The Thieves of Spring

Here’s a new one for your list of harbingers of spring: maple sap stealing.

[A]s Maine’s sugaring season kicks off, forest rangers from the state’s Department of Agriculture, Conservation and Forestry are once again on the lookout for maple bandits — amateur tree-tappers illicitly harvesting sap from under the noses of landowners. Reports of illegal tapping have been on the rise for the last five years, says ranger Thomas Liba, and the story got international attention last winter, with outlets like the Associated Press and The Economist reporting on the thefts. As criminal activity goes, sap bootlegging may seem offbeat and harmless, but according to Liba, molesting another man’s maples can have expensive consequences for a landowner.

“The sap itself is a minor issue,” explains Liba, who patrols much of the Katahdin region from an office in East Millinocket. “It’s the damage to a tree that has the biggest impact. If a landowner was planning to send that tree to the mill, having a tap hole in it greatly decreases the value.”

Right now, sellers fetch around $900 for 1,000 board feet of veneer-quality hard maple, used to make cabinets, furniture, and flooring. Closed-up tap holes, however, leave streaks in wood that diminish its value by two-thirds or more, rendering an otherwise handsome log useful only for pallet wood or firewood.

Since it takes around 40 gallons of sap to make a single gallon of syrup, sap thieves often target dozens of trees in a stand, and losses quickly add up. What’s more, most maple pirates are simply hobbyists using makeshift gear, and a three-quarter-inch PVC pipe inserted into a tree leaves more conspicuous scarring than the smaller taps favored by commercially licensed producers.
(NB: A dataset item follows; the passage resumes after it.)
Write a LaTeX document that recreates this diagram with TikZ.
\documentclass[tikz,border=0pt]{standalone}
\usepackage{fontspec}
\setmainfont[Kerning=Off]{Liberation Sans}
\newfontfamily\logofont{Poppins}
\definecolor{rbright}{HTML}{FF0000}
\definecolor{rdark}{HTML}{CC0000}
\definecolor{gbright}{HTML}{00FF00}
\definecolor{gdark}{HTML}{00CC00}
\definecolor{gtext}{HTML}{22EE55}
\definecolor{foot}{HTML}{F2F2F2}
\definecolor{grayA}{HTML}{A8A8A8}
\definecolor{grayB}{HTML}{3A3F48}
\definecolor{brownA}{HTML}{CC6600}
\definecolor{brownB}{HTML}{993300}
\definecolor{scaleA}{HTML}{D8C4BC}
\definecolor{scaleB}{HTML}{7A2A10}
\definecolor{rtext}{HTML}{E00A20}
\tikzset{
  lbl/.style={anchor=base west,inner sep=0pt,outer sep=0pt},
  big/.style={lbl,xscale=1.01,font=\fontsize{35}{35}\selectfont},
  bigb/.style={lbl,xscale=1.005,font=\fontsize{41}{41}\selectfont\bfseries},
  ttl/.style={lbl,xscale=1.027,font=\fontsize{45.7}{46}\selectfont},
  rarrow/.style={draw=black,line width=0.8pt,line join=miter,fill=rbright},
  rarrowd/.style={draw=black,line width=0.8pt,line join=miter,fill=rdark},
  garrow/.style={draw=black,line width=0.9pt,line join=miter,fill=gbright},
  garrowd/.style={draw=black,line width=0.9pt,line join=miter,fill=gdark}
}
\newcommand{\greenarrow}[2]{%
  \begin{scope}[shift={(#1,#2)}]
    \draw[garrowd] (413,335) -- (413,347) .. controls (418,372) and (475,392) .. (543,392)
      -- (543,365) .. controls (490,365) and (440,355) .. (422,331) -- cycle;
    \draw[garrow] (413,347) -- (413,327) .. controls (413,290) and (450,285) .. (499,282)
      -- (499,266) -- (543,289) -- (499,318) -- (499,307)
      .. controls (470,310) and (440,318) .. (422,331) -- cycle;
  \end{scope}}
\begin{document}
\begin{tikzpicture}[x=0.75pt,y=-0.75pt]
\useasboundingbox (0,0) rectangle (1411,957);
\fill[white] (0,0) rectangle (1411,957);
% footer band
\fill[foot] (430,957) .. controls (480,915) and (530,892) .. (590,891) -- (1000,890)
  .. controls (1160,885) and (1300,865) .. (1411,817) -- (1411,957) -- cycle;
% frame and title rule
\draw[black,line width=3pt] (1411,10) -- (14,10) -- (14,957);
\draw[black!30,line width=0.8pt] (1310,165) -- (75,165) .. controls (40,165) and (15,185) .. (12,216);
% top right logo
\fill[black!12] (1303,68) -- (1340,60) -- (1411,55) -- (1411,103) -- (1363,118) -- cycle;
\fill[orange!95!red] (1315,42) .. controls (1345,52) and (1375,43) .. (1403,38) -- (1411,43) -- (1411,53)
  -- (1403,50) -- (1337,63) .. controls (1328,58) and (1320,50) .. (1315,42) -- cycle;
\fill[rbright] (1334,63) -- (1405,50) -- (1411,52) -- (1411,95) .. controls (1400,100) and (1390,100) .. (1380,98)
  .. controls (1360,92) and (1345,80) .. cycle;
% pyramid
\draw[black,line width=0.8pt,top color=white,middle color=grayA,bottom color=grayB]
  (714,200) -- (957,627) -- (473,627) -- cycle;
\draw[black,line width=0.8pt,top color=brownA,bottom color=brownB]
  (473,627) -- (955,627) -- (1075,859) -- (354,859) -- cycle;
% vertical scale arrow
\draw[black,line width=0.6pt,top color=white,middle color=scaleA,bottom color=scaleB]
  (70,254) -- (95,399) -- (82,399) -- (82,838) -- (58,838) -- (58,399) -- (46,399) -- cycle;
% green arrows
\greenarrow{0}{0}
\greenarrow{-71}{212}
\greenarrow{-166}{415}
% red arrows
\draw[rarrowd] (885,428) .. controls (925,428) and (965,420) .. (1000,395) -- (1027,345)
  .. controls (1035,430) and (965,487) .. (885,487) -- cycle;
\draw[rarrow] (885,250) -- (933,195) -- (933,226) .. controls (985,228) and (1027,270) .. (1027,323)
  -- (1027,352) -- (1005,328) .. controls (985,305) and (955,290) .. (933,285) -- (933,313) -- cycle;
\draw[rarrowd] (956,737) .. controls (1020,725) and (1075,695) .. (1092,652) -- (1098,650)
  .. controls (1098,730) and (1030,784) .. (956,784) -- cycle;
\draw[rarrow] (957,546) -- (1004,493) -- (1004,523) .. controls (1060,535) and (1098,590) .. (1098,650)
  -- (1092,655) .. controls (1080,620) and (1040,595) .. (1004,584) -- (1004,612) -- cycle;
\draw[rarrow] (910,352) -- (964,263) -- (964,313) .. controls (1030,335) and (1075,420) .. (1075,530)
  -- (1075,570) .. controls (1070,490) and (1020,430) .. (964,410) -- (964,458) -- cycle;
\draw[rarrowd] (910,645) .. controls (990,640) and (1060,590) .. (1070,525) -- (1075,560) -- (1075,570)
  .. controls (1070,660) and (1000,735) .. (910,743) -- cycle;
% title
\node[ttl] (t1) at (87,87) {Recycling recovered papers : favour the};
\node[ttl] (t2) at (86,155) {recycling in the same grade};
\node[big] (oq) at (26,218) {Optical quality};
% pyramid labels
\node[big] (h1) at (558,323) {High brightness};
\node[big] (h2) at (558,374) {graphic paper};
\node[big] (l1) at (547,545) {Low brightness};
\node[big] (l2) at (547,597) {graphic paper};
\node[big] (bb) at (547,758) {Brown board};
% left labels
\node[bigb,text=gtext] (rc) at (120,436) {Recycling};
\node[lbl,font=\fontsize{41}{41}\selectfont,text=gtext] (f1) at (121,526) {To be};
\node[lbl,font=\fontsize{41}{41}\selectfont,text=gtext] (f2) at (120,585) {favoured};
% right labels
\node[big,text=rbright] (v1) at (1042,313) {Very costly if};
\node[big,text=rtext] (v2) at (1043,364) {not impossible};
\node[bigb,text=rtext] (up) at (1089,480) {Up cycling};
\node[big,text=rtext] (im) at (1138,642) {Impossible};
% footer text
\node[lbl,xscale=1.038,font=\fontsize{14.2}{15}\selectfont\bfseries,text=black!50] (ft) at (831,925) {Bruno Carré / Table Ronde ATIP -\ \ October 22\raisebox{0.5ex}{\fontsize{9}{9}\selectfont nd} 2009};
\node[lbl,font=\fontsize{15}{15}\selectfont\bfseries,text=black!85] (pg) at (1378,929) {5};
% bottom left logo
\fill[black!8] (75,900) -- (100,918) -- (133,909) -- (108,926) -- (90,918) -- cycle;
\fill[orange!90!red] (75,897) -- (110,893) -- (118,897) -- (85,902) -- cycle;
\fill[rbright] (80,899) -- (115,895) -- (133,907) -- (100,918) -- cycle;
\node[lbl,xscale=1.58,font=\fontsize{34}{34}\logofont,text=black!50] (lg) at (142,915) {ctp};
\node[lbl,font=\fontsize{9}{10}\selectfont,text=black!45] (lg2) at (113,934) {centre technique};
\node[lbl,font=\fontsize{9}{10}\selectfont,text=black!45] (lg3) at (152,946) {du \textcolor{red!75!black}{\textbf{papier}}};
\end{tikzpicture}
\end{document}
Rangers received more than 30 landowner complaints of illicit sugaring last year. In some cases, Liba and other rangers have spotted suspect taps, then used video surveillance and stakeouts to apprehend the culprits. Potential criminal penalties include citations for damage to property, trespassing, and littering, but court-ordered restitution to landowners can far surpass these fines. Many sap thieves, says Liba, genuinely don’t realize the impact of their actions. Accustomed to years of lax regulation on timber-company lands, some figure the trees are more or less theirs to tap. In fact, changing land ownership patterns likely account for much of the rise in sap-theft reports — what was once an acceptable loss for yesteryear’s huge timber companies is now an issue worth policing for smaller landowners.

But it’s not just forest-products companies that are feeling tapped out. “We’ve had reports,” says Liba, “of individuals coming back from wintering in Florida and finding the tree in their front yard has been tapped.”

Maple owners, take note: Consider video surveillance during your next vacation.